Sometimes I'm guilty of comparing apples and oranges when I compare the Mod Tour to the World of Outlaws. But even if I look closer to home, I come to the conclusion that NASCAR has dropped the ball.

Two examples ...

Glenn Donnelly started the DIRT circuit in (I believe) 1971. Without one-thousandth of NASCAR's promotional dollars and media clout, he grew the DIRT Mods and their various "tours" into something much more stable than NASCAR has managed to do with the pavement pounders we love so much. To this day, DIRT runs weekly Mod races at certain tracks while also running bigger-bucks touring races for the cream of the crop. NASCAR meanwhile struggles to come up with 16 races, some of them at "cut rate" purses.

And up in Vermont, Tom Curley had a great thing going with the old NASCAR North Tour until NASCAR got tired of the circuit being run by an "independent thinker" like Curley. So they aced him out, and yet Curley formed ACT and came back strong. History shows that ACT was kicking NASCAR's butt in Northern New England until Bob Bahre built NHIS. At that point, a lot of the Late Model guys developed "Cup dreams" and jumped ship from ACT to Busch North.

If I'm not mistaken, before they became race promoters Curley was a bar owner and I think Donnelly was the guy who had the food concessions at the Syracuse Fair.
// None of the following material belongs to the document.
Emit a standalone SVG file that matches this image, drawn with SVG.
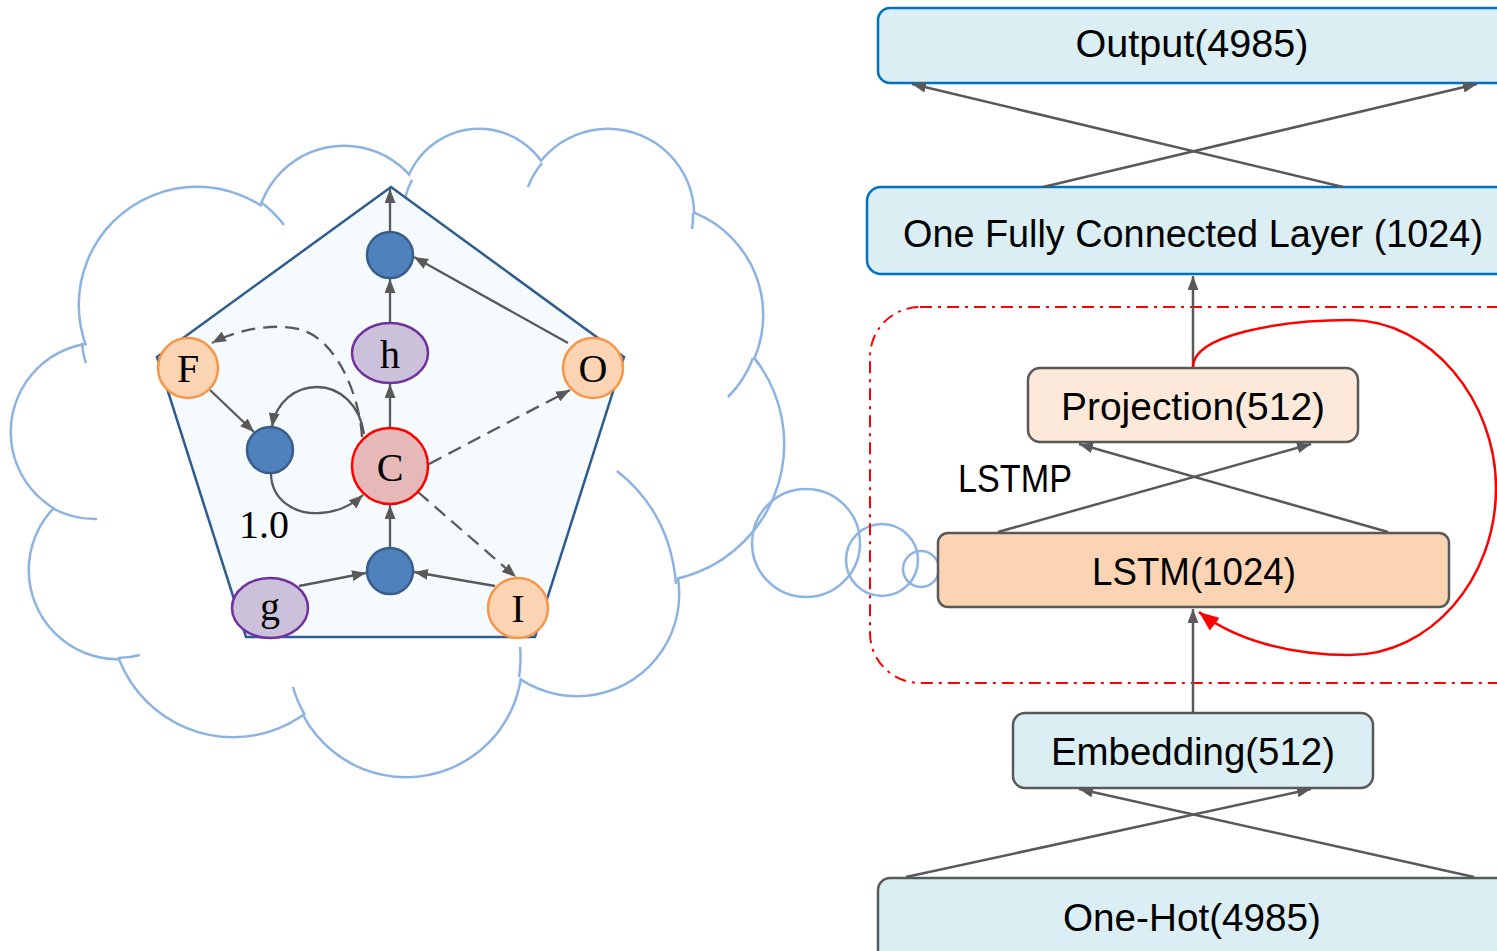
<svg xmlns="http://www.w3.org/2000/svg" width="1497" height="951" viewBox="0 0 1497 951">
  <defs>
    <marker id="ah" markerUnits="userSpaceOnUse" markerWidth="14" markerHeight="11" refX="14" refY="5.5" orient="auto">
      <path d="M0,0 L14,5.5 L0,11 z" fill="#595959"/>
    </marker>
    <marker id="ahRed" markerUnits="userSpaceOnUse" markerWidth="20" markerHeight="16" refX="20" refY="8" orient="auto">
      <path d="M0,0 L20,8 L0,16 z" fill="#ff0000"/>
    </marker>
    <style>
      .cloudRing{fill:none;stroke:#8db3e2;stroke-width:5}
      .cloudFill{fill:#ffffff;stroke:none}
      .cloudLine{fill:none;stroke:#8db3e2;stroke-width:2.5}
      .edge{fill:none;stroke:#595959;stroke-width:2.3;marker-end:url(#ah)}
      .dash{stroke-dasharray:14,8}
      .wire{fill:none;stroke:#595959;stroke-width:2.5;marker-end:url(#ah)}
      .gate{fill:#fbd4b4;stroke:#f79646;stroke-width:2.5}
      .state{fill:#ccc1da;stroke:#7030a0;stroke-width:2.5}
      .op{fill:#4f81bd;stroke:#385d8a;stroke-width:2.5}
      .sym{font-family:"Liberation Serif","Times New Roman",serif;font-size:40px;fill:#000;text-anchor:middle}
      .lbl{font-family:"Liberation Sans",Arial,sans-serif;font-size:38px;fill:#000;text-anchor:middle}
      .boxBlue{fill:#daeef3;stroke:#0070c0;stroke-width:2.5}
      .boxGrey{fill:#daeef3;stroke:#595959;stroke-width:2.5}
    </style>
  </defs>

  <rect width="1497" height="951" fill="#ffffff"/>

  <!-- thought cloud: union of circles, then the inner tails -->
  <g id="cloud">
    <g class="cloudRing">
      <circle cx="100" cy="432" r="88"/>
      <circle cx="118" cy="570" r="88"/>
      <circle cx="233" cy="615" r="121"/>
      <circle cx="406" cy="661" r="115"/>
      <circle cx="577" cy="594" r="101"/>
      <circle cx="646" cy="444" r="137"/>
      <circle cx="653" cy="315" r="109"/>
      <circle cx="608" cy="215" r="85"/>
      <circle cx="479" cy="205" r="75"/>
      <circle cx="344" cy="234" r="87"/>
      <circle cx="197" cy="305" r="117"/>
    </g>
    <g class="cloudFill">
      <circle cx="100" cy="432" r="88"/>
      <circle cx="118" cy="570" r="88"/>
      <circle cx="233" cy="615" r="121"/>
      <circle cx="406" cy="661" r="115"/>
      <circle cx="577" cy="594" r="101"/>
      <circle cx="646" cy="444" r="137"/>
      <circle cx="653" cy="315" r="109"/>
      <circle cx="608" cy="215" r="85"/>
      <circle cx="479" cy="205" r="75"/>
      <circle cx="344" cy="234" r="87"/>
      <circle cx="197" cy="305" r="117"/>
      <polygon points="100,380 200,230 344,200 479,185 608,190 700,300 740,440 660,580 560,650 402,730 233,690 118,620 60,520 40,440"/>
    </g>
    <g class="cloudLine">
      <path d="M52,508 A88,88 0 0 0 97,519"/>
      <path d="M118,658 A88,88 0 0 0 140,655"/>
      <path d="M305,715 A115,115 0 0 1 293,687"/>
      <path d="M519,677 A115,115 0 0 0 520,647"/>
      <path d="M676,584 C672,535 650,497 617,471"/>
      <path d="M753,358 A109,109 0 0 1 728,397"/>
      <path d="M693,213 A85,85 0 0 1 692,229"/>
      <path d="M542,163 A85,85 0 0 0 528,187"/>
      <path d="M412,180 A75,75 0 0 0 405,198"/>
      <path d="M262,203 A117,117 0 0 1 284,225"/>
      <path d="M82,343 Q83,355 86,363"/>
    </g>
    <g class="cloudLine">
      <circle cx="806" cy="543" r="54"/>
      <circle cx="882" cy="560" r="36"/>
      <circle cx="921" cy="569" r="18"/>
    </g>
  </g>

  <!-- LSTM cell -->
  <polygon id="cell" points="391,187 624,357 535,637 246,637 157,357" fill="#f5fafd" stroke="#2f5c8f" stroke-width="2.5" stroke-linejoin="miter"/>

  <g id="cell-connectors">
    <path class="edge" d="M390,232 L390,189"/>
    <path class="edge" d="M390,323 L390,279"/>
    <path class="edge" d="M390,428 L390,384"/>
    <path class="edge" d="M390,548 L390,505"/>
    <path class="edge" d="M299,586 L366,573"/>
    <path class="edge" d="M495,586 L414,572"/>
    <path class="edge" d="M568,343 L414,257"/>
    <path class="edge" d="M210,390 L254,432"/>
    <path class="edge" d="M271,473 C271,500 295,515 320,513 C338,512 352,505 363,495"/>
    <path class="edge" d="M364,434 C360,405 340,387 317,387 C295,387 276,402 272,427"/>
    <path class="edge dash" d="M362,437 C360,400 340,345 305,331 C280,322 240,328 212,343"/>
    <path class="edge dash" d="M429,464 L570,390"/>
    <path class="edge dash" d="M418,492 L516,577"/>
  </g>

  <g id="node-out"><circle class="op" cx="390" cy="255" r="23"/></g>
  <g id="node-h"><ellipse class="state" cx="390" cy="353" rx="38" ry="30"/><text class="sym" x="390" y="368">h</text></g>
  <g id="node-F"><circle class="gate" cx="188" cy="368" r="30"/><text class="sym" x="188" y="382">F</text></g>
  <g id="node-O"><circle class="gate" cx="593" cy="368" r="30"/><text class="sym" x="593" y="382">O</text></g>
  <g id="node-mul-f"><circle class="op" cx="270" cy="450" r="23"/></g>
  <g id="node-C"><circle cx="390" cy="466" r="38" fill="#e6b9b8" stroke="#ff0000" stroke-width="2.5"/><text class="sym" x="390" y="481">C</text></g>
  <g id="node-mul-in"><circle class="op" cx="390" cy="571" r="23"/></g>
  <g id="node-g"><ellipse class="state" cx="270" cy="608" rx="38" ry="30"/><text class="sym" x="270" y="620">g</text></g>
  <g id="node-I"><circle class="gate" cx="518" cy="608" r="30"/><text class="sym" x="518" y="622">I</text></g>
  <g id="label-weight"><text class="sym" x="264" y="538">1.0</text></g>

  <!-- network stack -->
  <rect id="lstmp-frame" x="870" y="307" width="700" height="376" rx="50" fill="none" stroke="#ff0000" stroke-width="2" stroke-dasharray="12,6,3,6"/>

  <g id="node-output"><rect class="boxBlue" x="878" y="8" width="680" height="75" rx="12"/><text class="lbl" x="1192" y="57" textLength="233" lengthAdjust="spacingAndGlyphs">Output(4985)</text></g>
  <g id="node-fc"><rect class="boxBlue" x="867" y="187" width="700" height="87" rx="14"/><text class="lbl" x="1193" y="247" textLength="580" lengthAdjust="spacingAndGlyphs">One Fully Connected Layer (1024)</text></g>
  <g id="node-projection"><rect x="1028" y="368" width="330" height="74" rx="12" fill="#fde9d9" stroke="#595959" stroke-width="2.5"/><text class="lbl" x="1193" y="420" textLength="264" lengthAdjust="spacingAndGlyphs">Projection(512)</text></g>
  <g id="label-lstmp"><text class="lbl" x="1015" y="492" textLength="114" lengthAdjust="spacingAndGlyphs">LSTMP</text></g>
  <g id="node-lstm"><rect x="938" y="533" width="511" height="74" rx="10" fill="#fbd4b4" stroke="#595959" stroke-width="2.5"/><text class="lbl" x="1194" y="585" textLength="204" lengthAdjust="spacingAndGlyphs">LSTM(1024)</text></g>
  <g id="node-embedding"><rect class="boxGrey" x="1013" y="713" width="360" height="75" rx="12"/><text class="lbl" x="1193" y="765" textLength="284" lengthAdjust="spacingAndGlyphs">Embedding(512)</text></g>
  <g id="node-onehot"><rect class="boxGrey" x="878" y="878" width="680" height="100" rx="12"/><text class="lbl" x="1192" y="931" textLength="258" lengthAdjust="spacingAndGlyphs">One-Hot(4985)</text></g>

  <g id="connectors">
    <path class="wire" d="M1043,187 L1477,84"/>
    <path class="wire" d="M1343,187 L912,84"/>
    <path class="wire" d="M1193,367 L1193,276"/>
    <path class="wire" d="M998,532 L1311,444"/>
    <path class="wire" d="M1388,532 L1079,444"/>
    <path class="wire" d="M1193,712 L1193,609"/>
    <path class="wire" d="M906,877 L1311,789"/>
    <path class="wire" d="M1474,877 L1079,789"/>
    <path d="M1193,367 C1193,335 1280,320 1350,320 C1430,320 1496,400 1496,488 C1496,580 1430,655 1350,655 C1290,655 1235,640 1199,612" fill="none" stroke="#ff0000" stroke-width="2.5" marker-end="url(#ahRed)"/>
  </g>
</svg>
Either way, they didn't have anything close to NASCAR's motorsports muscle ... but they out-thought and out-worked anybody in Daytona Beach, because they attacked racing with a PASSION.

Those Florida folks have lost touch with "real" short track racers and fans.

RGeeProductions
05-03-2007, 07:09 PM
Didn't Glenn sell DIRT 3 years ago?
DIRT Motorsports (http://www.dirtmotorsports.com/)
But yes, they did A LOT for the short track racer and fan indeed.